To put all this in perspective, we have to back up a bit. You need a little history if you want to impress people when you go to Can-Can Wonderland, the St. Paul gaming heaven, or play some tables between bites when Tilt, a pinball-and-hot-dogs joint opens in Whittier this spring, or drop by Bobby & Steve's Auto World locations.

There are three basic eras of pinball:

• Old, aka EMs. The machines of the '60s and '70s. Two or three loud bells. They feel thick. Playing them can be like trying to push a water buffalo up the stairs. The flippers are stubby, and the space between them feels a mile wide. Free game: 4,300. Backplate art: '60s girls, astronauts, cowboys. Big names: Gottlieb, Williams.

• Glory days. Tables from the late '70s to the early '90s. Fast and innovative. Synthesized sounds and voices; the machines talk and taunt. One ball at a time? Hah! Behold the multiball. Free game: 600,000. Backplate art: Musicians, robots. Big names: Bally, Williams.

• Modern. Tables are crammed with lights and pictures. The rules are complex, so most players just try to hit everything. Free game: 3,000,000. Backplate art: some movie. Big name: Stern, the only company still making tables.

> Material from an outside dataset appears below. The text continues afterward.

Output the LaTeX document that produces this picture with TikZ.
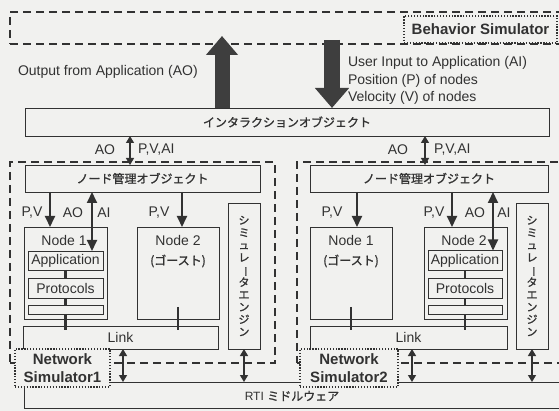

That could seem sad — just one manufacturer still in business. But that business is thriving. Just ask Dave Slabiak of the Twin Cities Pinball Enthusiasts.

"In the 2000s," he said, "there was this death knell for pinball. But Stern kept plugging forward, making games when no one else did. A year and half ago, Stern moved to a 100,000-square-foot factory, making 100 games a day."

Post-peak pinball

While that's good news for pinball fans, it's still not quite like the glory years when four different companies released new tables every quarter, though. Let's be honest: For all the buzz, pinball isn't anywhere near its peak popularity.

What happened? Anderson has multiple theories:

"They'd done everything they could possibly do. The price went up. It cost more to build because they were building fewer, and this made them less accessible. The guys operating them got lazy. You have to clean then; maintain the switches." After all, a broken machine doesn't make money.

Video games were another reason, of course, Pac-Man and every game that came behind him. Then console gaming brought a new level of realism to gaming, and you could play with other people — albeit disembodied people on the internet, talking smack in your earpiece as you went on a mission.

"The owner of the Pinball Museum in Las Vegas had an observation about the changes," Slabiak said. "He said, 'When I was a kid we used to go out for entertainment, and eat at home. And now we eat out and go home for entertainment."

Slabiak said that a typical local tournament will draw around 20 people.

"It's not a sociable thing," he said. "You face forward and you play it."

But there is a social aspect to the game; it just tends to happen away from the tables. Everyone seems to have a pinball story from their bar-and-bowling-alley days, McGaffey noted.

"If you mention it in casual conversation, you have someone who has a story to tell — 'Oh, I used to love to play, I remember this machine.' "

For her, it's Taxi, a 1988 Williams table. The backplate art featured Mikhail Gorbachev and Dracula. "Art by Python Anghelo," she said of the artist who became famous for his work on pinball machines and video games.

For Slabiak, it's Xenon, a 1980 Bally table he saw as a kid. "It was the first talking game," he said, "and the voices and music were by a woman named Suzanne Ciani. I remember telling my second-grade bus driver about it, because we bonded about pinball. I called it X-ee-non."

The aficionados remember the machines, the places they played them, the names of the artists who made them — and when they have a favorite one, they'll spend years and dollars tracking it down so they can buy it.

But they'll play other tables, too, because every game is different. Every table has its personality, its moods. And every dedicated player can look at the back glass and see a reflection — but it's an outline without the marks the years have added. The players might be older, but a quarter's still worth 25 cents and gravity's still their foe.

So pinball might never be as big as it used to be? That's not that issue.

It's still around, and that's what rings the players' bells.